From ‘Showcasing Skills’ to ‘Generating Revenue’: A Content Creator’s Path to Refining AI Tools
Recently, a content creator known as ‘Uncle Huang’ shared his practical experience in the development and application of Artificial Intelligence (AI) tools. He spent over 100 hours building multiple AI applications, which he calls ‘Skills,’ but eventually found that he frequently uses only a few that directly create economic value.
Core Tool: A Writing Skill Oriented Towards “High Conversion”
One of his core tools is an ‘Interview Writing Skill.’ This tool has solidified his Standard Operating Procedure (SOP), automating the process from active interviews to content generation, which he claims has increased his writing efficiency fivefold. However, its greatest value is not efficiency, but its data-driven guidance. By analyzing the readership and conversion data of over ten articles, the AI tool revealed a key pattern: high readership does not equate to high business conversion. For example, an article with 7,056 reads had a Revenue Per Mille (RPM) as high as 1,526 yuan, while another article with 9,738 reads had an RPM of only 328 yuan—a nearly five-fold difference. Based on this insight, the tool now helps the creator choose between strategies for ‘high readership’ and ‘high conversion,’ allowing for more precise achievement of business goals.
AI Value Philosophy: Optimizing SOPs, Not Showcasing Technology
’Uncle Huang’s’ practice reflects a pragmatic AI application philosophy: the value of an AI tool lies not in its technical complexity or quantity, but in the depth of its optimization of existing workflows (SOPs). He calls tools that only achieve basic functions ‘Demos,’ while he considers those that have been refined through data feedback, continuous iteration, and can solve real business problems as ‘premium’ tools. The process from ‘Demo’ to ‘premium’ requires developers to pay close attention to user feedback and conversion data, locate problems, and make fine-tuned adjustments. This process is similar to product development, with the goal of making the tool genuinely serve the business.

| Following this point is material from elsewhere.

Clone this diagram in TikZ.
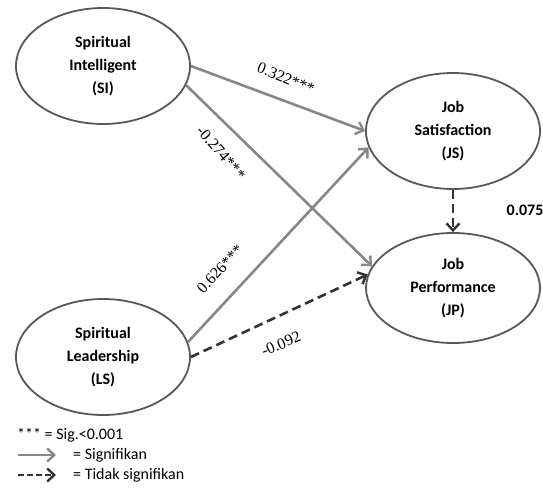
\documentclass[tikz,border=0pt]{standalone}
\usepackage{fontspec}
\setmainfont{Liberation Serif}
\newfontfamily\calfont{Carlito}
\usetikzlibrary{shapes.geometric,arrows.meta}

\definecolor{rimgray}{RGB}{88,88,88}
\definecolor{siggray}{RGB}{135,135,135}
\definecolor{nsdark}{RGB}{50,50,50}

\tikzstyle{construct} = [draw=rimgray, line width=1.8pt, ellipse, fill=white,
    minimum width=174pt, minimum height=116pt, inner sep=0pt, align=center,
    font=\calfont\bfseries\fontsize{16}{23}\selectfont]
\tikzstyle{sigpath} = [draw=siggray, line width=2.6pt,
    -{Straight Barb[length=7pt,width=13pt,line width=2.4pt]}]
\tikzstyle{nspath} = [draw=nsdark, line width=2.6pt, dash pattern=on 9pt off 5pt,
    -{Straight Barb[length=7pt,width=13pt,line width=2.4pt]}]
\tikzstyle{coef} = [inner sep=0pt, font=\fontsize{16}{18}\selectfont]
\tikzstyle{legendtext} = [inner sep=0pt, anchor=west, font=\calfont\fontsize{16}{18}\selectfont]

\begin{document}
\begin{tikzpicture}[x=1pt, y=-1pt]
\useasboundingbox (0,0) rectangle (543,487);

% constructs
\node [construct] (SI) at (103,66) {Spiritual\\Intelligent\\(SI)};
\node [construct] (LS) at (103,357) {Spiritual\\Leadership\\(LS)};
\node [construct] (JS) at (453,131) {Job\\Satisfaction\\(JS)};
\node [construct, minimum height=110pt] (JP) at (453,288) {Job\\Performance\\(JP)};

% paths
\draw [sigpath] (SI.east) -- (JS.west);
\draw [sigpath] (SI.-13) -- (JP.165);
\draw [sigpath] (LS.10) -- (JS.191);
\draw [nspath] (LS.east) -- (JP.171);
\draw [nspath] (JS.south) -- (JP.north);

% coefficients
\node [coef, rotate=-22] (c1) at (286,78) {0.322***};
\node [coef, rotate=-49] (c2) at (221,153) {-0.274***};
\node [coef, rotate=47] (c3) at (220,269) {0.626***};
\node [coef, rotate=23] (c4) at (281,344) {-0.092};
\node [coef, font=\calfont\bfseries\fontsize{16}{18}\selectfont] (c5) at (525,210) {0.075};

% legend
\node [legendtext] (l1) at (17,435) {*** = Sig.<0.001};
\coordinate (s0) at (18,455);
\coordinate (s1) at (56,455);
\coordinate (n0) at (18,475);
\coordinate (n1) at (56,475);
\draw [sigpath] (s0) -- (s1);
\draw [nspath, dash pattern=on 6pt off 3pt] (n0) -- (n1);
\node [legendtext] (l2) at (73,455) {= Signifikan};
\node [legendtext] (l3) at (73,475) {= Tidak signifikan};
\end{tikzpicture}
\end{document}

Conclusion: Forging AI Tools into Personal Digital Assets
According to the Pareto principle (the 80/20 rule), a few core tools contribute the vast majority of the value. ’Uncle Huang’s’ case shows that for creators and knowledge workers, the real challenge is not developing a large number of AI applications, but identifying and polishing those that can optimize core processes and directly or indirectly generate income. When an AI tool can stably improve work efficiency and business returns, it transforms from a technical demonstration into a valuable personal digital asset.